DIRECTIVE:
Retype the data exactly, from its first line to the line containing "import plotly.graph_objects as go", including both, and skip any picture.

DATA SEGMENT:
◇ ◇ ◇ ◇

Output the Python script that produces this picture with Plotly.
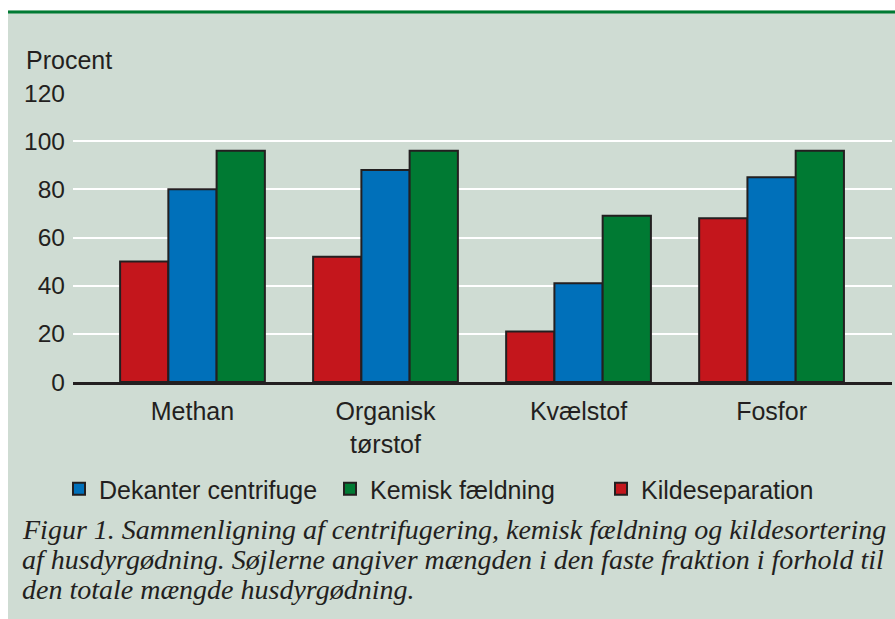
import plotly.graph_objects as go

categories = ["Methan", "Organisk<br>tørstof", "Kvælstof", "Fosfor"]
kildeseparation = [50, 52, 21, 68]
dekanter = [80, 88, 41, 85]
kemisk = [96, 96, 69, 96]
y_ticks = [0, 20, 40, 60, 80, 100, 120]

caption_lines = [
    "Figur 1. Sammenligning af centrifugering, kemisk fældning og kildesortering",
    "af husdyrgødning. Søjlerne angiver mængden i den faste fraktion i forhold til",
    "den totale mængde husdyrgødning.",
]

RED = "#C4161C"
BLUE = "#0070BA"
GREEN = "#007A33"
PANEL = "#CFDCD3"
INK = "#231F20"
SANS = "Liberation Sans, Arial, sans-serif"
SERIF = "Liberation Serif, Times New Roman, serif"

W, H = 895, 619
L, R, T, B = 73, 3, 93, 237
pw = W - L - R
ph = H - T - B

def px_x(p):
    return (p - L) / pw

def px_y(p):
    return (H - B - p) / ph

fig = go.Figure()
series = [
    ("Kildeseparation", kildeseparation, RED, 3),
    ("Dekanter centrifuge", dekanter, BLUE, 1),
    ("Kemisk fældning", kemisk, GREEN, 2),
]
for name, vals, col, rank in series:
    fig.add_trace(go.Bar(
        x=categories, y=vals, name=name, legendrank=rank,
        marker=dict(color=col, line=dict(color=INK, width=2)),
        hoverinfo="skip",
    ))

fig.update_layout(
    width=W, height=H,
    margin=dict(l=L, r=R, t=T, b=B),
    paper_bgcolor=PANEL, plot_bgcolor=PANEL,
    barmode="group", bargap=0.25, bargroupgap=0,
    font=dict(family=SANS, size=25, color=INK),
    showlegend=True,
    legend=dict(
        orientation="h", x=px_x(59), xanchor="left",
        y=px_y(489), yanchor="middle",
        font=dict(family=SANS, size=25, color=INK),
        entrywidth=226, bgcolor="rgba(0,0,0,0)",
        traceorder="normal",
    ),
    xaxis=dict(
        type="category", range=[-0.619, 3.624],
        showline=True, linecolor=INK, linewidth=3,
        showgrid=False, ticks="", tickfont=dict(size=25, color=INK),
        ticklabelstandoff=5,
        fixedrange=True,
    ),
    yaxis=dict(
        range=[0, 120], tickvals=y_ticks, ticktext=[str(v) for v in y_ticks],
        showgrid=True, gridcolor="white", gridwidth=2,
        zeroline=False, showline=False, ticks="",
        ticklabelstandoff=7,
        tickfont=dict(size=24.5, color=INK), fixedrange=True,
    ),
)

shapes = [
    dict(type="rect", xref="paper", yref="paper", x0=-0.2, x1=px_x(8),
         y0=-1, y1=2, fillcolor="white", line=dict(width=0), layer="above"),
    dict(type="rect", xref="paper", yref="paper", x0=-0.2, x1=1.2,
         y0=px_y(10.5), y1=2, fillcolor="white", line=dict(width=0), layer="above"),
    dict(type="line", xref="paper", yref="paper", x0=px_x(8), x1=1.1,
         y0=px_y(12), y1=px_y(12), line=dict(color=GREEN, width=3), layer="above"),
]
fig.update_layout(shapes=shapes)

fig.add_annotation(text="Procent", xref="paper", yref="paper",
                   x=px_x(24), y=px_y(60), xanchor="left", yanchor="middle",
                   showarrow=False, font=dict(family=SANS, size=25, color=INK))

for i, line in enumerate(caption_lines):
    fig.add_annotation(text="<i>" + line + "</i>", xref="paper", yref="paper",
                       x=px_x(20), y=px_y(529 + 30 * i), xanchor="left", yanchor="middle",
                       showarrow=False, font=dict(family=SERIF, size=28, color=INK))

fig.write_html(
    "out.html",
    config={"displayModeBar": False, "staticPlot": True},
    post_script="document.body.style.margin='0';document.body.style.overflow='hidden';",
)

◇ ◇ ◇ ◇

THE SOLUTION:
Output the Python script that produces this picture with Plotly.
import plotly.graph_objects as go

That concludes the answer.